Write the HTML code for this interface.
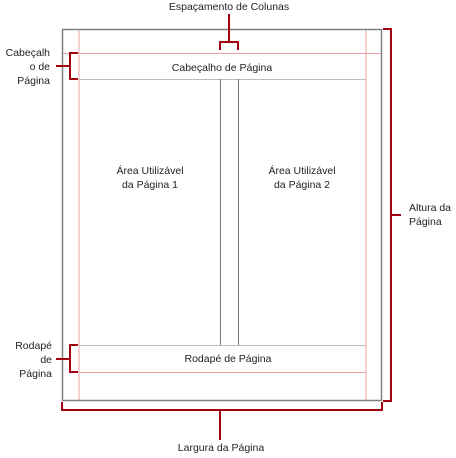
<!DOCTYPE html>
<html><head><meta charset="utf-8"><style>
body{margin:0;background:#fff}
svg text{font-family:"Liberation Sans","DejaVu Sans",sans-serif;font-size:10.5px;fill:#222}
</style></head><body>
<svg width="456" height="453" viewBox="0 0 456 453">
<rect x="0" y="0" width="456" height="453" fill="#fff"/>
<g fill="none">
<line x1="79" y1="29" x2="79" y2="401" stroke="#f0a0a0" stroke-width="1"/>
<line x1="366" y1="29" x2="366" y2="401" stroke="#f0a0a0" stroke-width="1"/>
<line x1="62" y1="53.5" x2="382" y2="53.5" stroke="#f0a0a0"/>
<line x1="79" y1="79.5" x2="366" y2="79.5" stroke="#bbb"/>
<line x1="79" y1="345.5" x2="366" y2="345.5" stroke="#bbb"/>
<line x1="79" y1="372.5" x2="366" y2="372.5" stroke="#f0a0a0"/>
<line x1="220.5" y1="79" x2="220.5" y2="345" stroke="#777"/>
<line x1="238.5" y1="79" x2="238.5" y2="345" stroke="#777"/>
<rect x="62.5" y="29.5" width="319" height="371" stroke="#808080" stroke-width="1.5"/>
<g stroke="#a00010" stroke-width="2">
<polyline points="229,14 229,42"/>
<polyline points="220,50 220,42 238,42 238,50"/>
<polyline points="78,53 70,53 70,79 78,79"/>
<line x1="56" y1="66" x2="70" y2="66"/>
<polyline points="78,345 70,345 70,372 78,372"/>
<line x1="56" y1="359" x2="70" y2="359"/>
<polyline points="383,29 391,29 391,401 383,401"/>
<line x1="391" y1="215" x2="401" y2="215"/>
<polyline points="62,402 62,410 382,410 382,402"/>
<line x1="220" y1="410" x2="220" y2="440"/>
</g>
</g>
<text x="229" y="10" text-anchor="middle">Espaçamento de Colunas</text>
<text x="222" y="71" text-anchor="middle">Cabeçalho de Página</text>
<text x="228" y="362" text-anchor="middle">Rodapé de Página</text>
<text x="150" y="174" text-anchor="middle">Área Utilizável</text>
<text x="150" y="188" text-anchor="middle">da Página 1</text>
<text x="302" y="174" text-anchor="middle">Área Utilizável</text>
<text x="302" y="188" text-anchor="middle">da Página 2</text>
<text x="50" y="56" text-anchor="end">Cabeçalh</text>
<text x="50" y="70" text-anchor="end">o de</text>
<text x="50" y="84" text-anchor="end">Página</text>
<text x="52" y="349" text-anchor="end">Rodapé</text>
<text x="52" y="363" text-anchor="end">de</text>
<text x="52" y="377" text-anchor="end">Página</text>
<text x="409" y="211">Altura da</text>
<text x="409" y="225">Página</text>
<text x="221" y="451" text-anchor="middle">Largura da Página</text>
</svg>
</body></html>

--------------------------------------------------

[Written instruction]:
Output the lines above in full and exactly as given, omitting any pictures.

[Solved exercise]:
Write the HTML code for this interface.
<!DOCTYPE html>
<html><head><meta charset="utf-8"><style>
body{margin:0;background:#fff}
svg text{font-family:"Liberation Sans","DejaVu Sans",sans-serif;font-size:10.5px;fill:#222}
</style></head><body>
<svg width="456" height="453" viewBox="0 0 456 453">
<rect x="0" y="0" width="456" height="453" fill="#fff"/>
<g fill="none">
<line x1="79" y1="29" x2="79" y2="401" stroke="#f0a0a0" stroke-width="1"/>
<line x1="366" y1="29" x2="366" y2="401" stroke="#f0a0a0" stroke-width="1"/>
<line x1="62" y1="53.5" x2="382" y2="53.5" stroke="#f0a0a0"/>
<line x1="79" y1="79.5" x2="366" y2="79.5" stroke="#bbb"/>
<line x1="79" y1="345.5" x2="366" y2="345.5" stroke="#bbb"/>
<line x1="79" y1="372.5" x2="366" y2="372.5" stroke="#f0a0a0"/>
<line x1="220.5" y1="79" x2="220.5" y2="345" stroke="#777"/>
<line x1="238.5" y1="79" x2="238.5" y2="345" stroke="#777"/>
<rect x="62.5" y="29.5" width="319" height="371" stroke="#808080" stroke-width="1.5"/>
<g stroke="#a00010" stroke-width="2">
<polyline points="229,14 229,42"/>
<polyline points="220,50 220,42 238,42 238,50"/>
<polyline points="78,53 70,53 70,79 78,79"/>
<line x1="56" y1="66" x2="70" y2="66"/>
<polyline points="78,345 70,345 70,372 78,372"/>
<line x1="56" y1="359" x2="70" y2="359"/>
<polyline points="383,29 391,29 391,401 383,401"/>
<line x1="391" y1="215" x2="401" y2="215"/>
<polyline points="62,402 62,410 382,410 382,402"/>
<line x1="220" y1="410" x2="220" y2="440"/>
</g>
</g>
<text x="229" y="10" text-anchor="middle">Espaçamento de Colunas</text>
<text x="222" y="71" text-anchor="middle">Cabeçalho de Página</text>
<text x="228" y="362" text-anchor="middle">Rodapé de Página</text>
<text x="150" y="174" text-anchor="middle">Área Utilizável</text>
<text x="150" y="188" text-anchor="middle">da Página 1</text>
<text x="302" y="174" text-anchor="middle">Área Utilizável</text>
<text x="302" y="188" text-anchor="middle">da Página 2</text>
<text x="50" y="56" text-anchor="end">Cabeçalh</text>
<text x="50" y="70" text-anchor="end">o de</text>
<text x="50" y="84" text-anchor="end">Página</text>
<text x="52" y="349" text-anchor="end">Rodapé</text>
<text x="52" y="363" text-anchor="end">de</text>
<text x="52" y="377" text-anchor="end">Página</text>
<text x="409" y="211">Altura da</text>
<text x="409" y="225">Página</text>
<text x="221" y="451" text-anchor="middle">Largura da Página</text>
</svg>
</body></html>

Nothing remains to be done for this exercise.